The end result is a surprisingly strong novel that deals honestly and truthfully with moral complications. Is it better than The Real Boy or Zebra Forest? I don't think it quite is, but it's very solidly in the next tier, and it's definitely worth consideration.

Published in May by Random House.

Monday, October 7, 2013

2014 Second Takes: Navigating Early

I was in the "Moon over what?!" group when Clare Vanderpool's Newbery win was announced. I immediately sought out out and read Moon Over Manifest and... well... I didn't agree with Sam Bloom.* It was good, but not Newbery good.

Then Sam (Eddington) read her follow-up, Navigating Early. He didn't like it. When he described the plot to me, it sounded ludicrous, but other people seemed to like it, so I put it on my "give it a chance" list.
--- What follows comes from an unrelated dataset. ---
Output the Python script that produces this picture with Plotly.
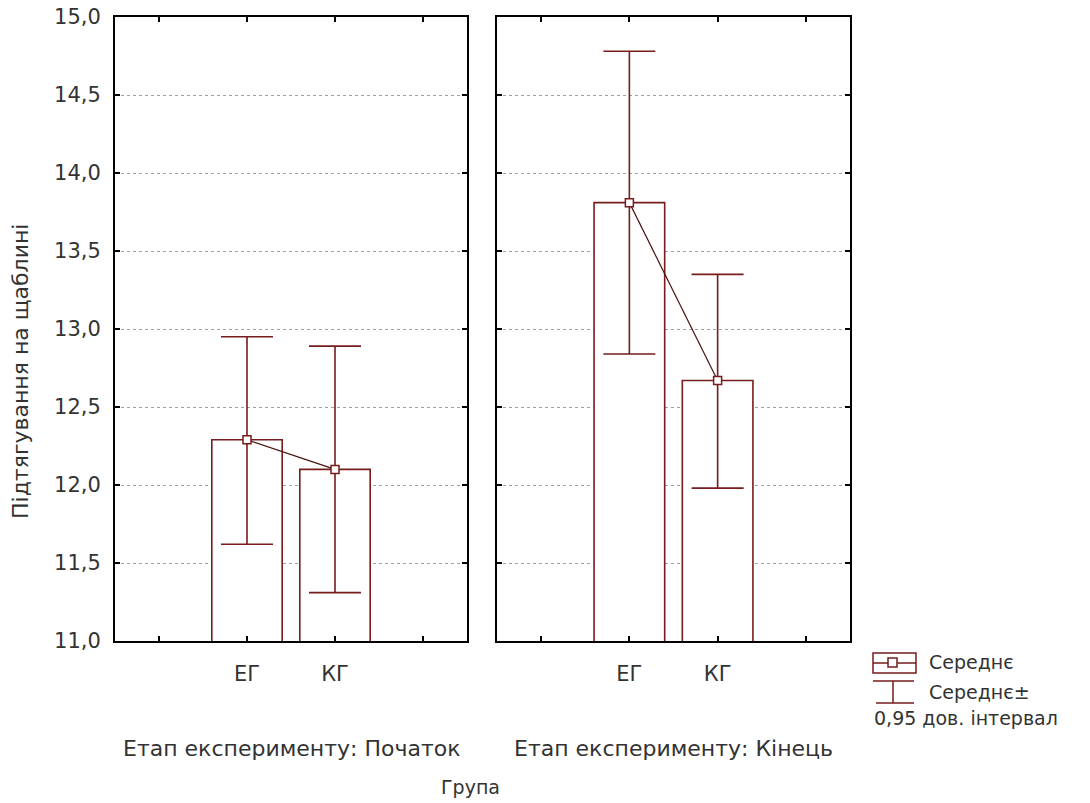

And finally, I did.

In the grand Cooperative Children's Book Center tradition, I'll start with the good.

Vanderpool does setting really well here, better than she did in Manifest, I think, and setting was one of the strongest aspects of that book. She captures both the boarding school and the deep woods of Maine effectively, and even gives a sense, in flashback, of the wide vistas of the Kansas prairie.

The side plots are intriguing as well - all of the people that Jack and Early meet in the woods, and the ways their stories entwine. The dream-like nature of those encounters, and the way they advance the plot and the theme, reminded me of Breadcrumbs. 

In terms of integrating what I'll call the Pi Story Plot with the realistic plot though, I think Vanderpool fails where Ursu succeeded. It's just not made clear, either explicitly or implicitly, how the reader is meant to categorize that whole story. Is Early clairvoyant, reading the actual future in the (erroneous, but that's another story) numbers of pi? Is magic at work? Nothing about the tone of the rest of the story suggests that we should take it as magical realism. It's just confusing. Narrator Jack tells us that his mother used to say that "There are no coincidences. Just boatloads of miracles." Are we supposed to take that at face value? I think a series of miracles makes for some weak plot scaffolding. 

I'm also troubled by Early as a character. In the way his disability advances the plot and brings about a revelation for the non-disabled character, he felt a bit like a one-dimensional Magical Disabled Person to me  (especially in contrast to Oscar from The Real Boy, whose disability is just one facet of his identity). I really, really hated the way he formed an instant rapport with everybody they met, like some kind of autistic Pollyanna.

Finally, there are a few too many instances where Vanderpool drives home her point by telling instead of showing. After the encounter between Jack and Mrs. Johanssen, he asks himself, "But how had her words meant so much to me, when she was speaking them to the son she thought had returned? Because she let me hear them as if they were being spoken to me. And I guess, in a way I let her speak to me as if I were her son." Revelations are not so effective when you have to spell them out. 

In the end, I was left feeling the same frustration I felt after reading Moon Over Manifest: Navigating Early is almost a great book, but it never quite comes together.

*Known affectionately around the About to Mock ranch as "Sam Over Manifest". We'd still love to sit down over drinks sometime and pick his brain about that book.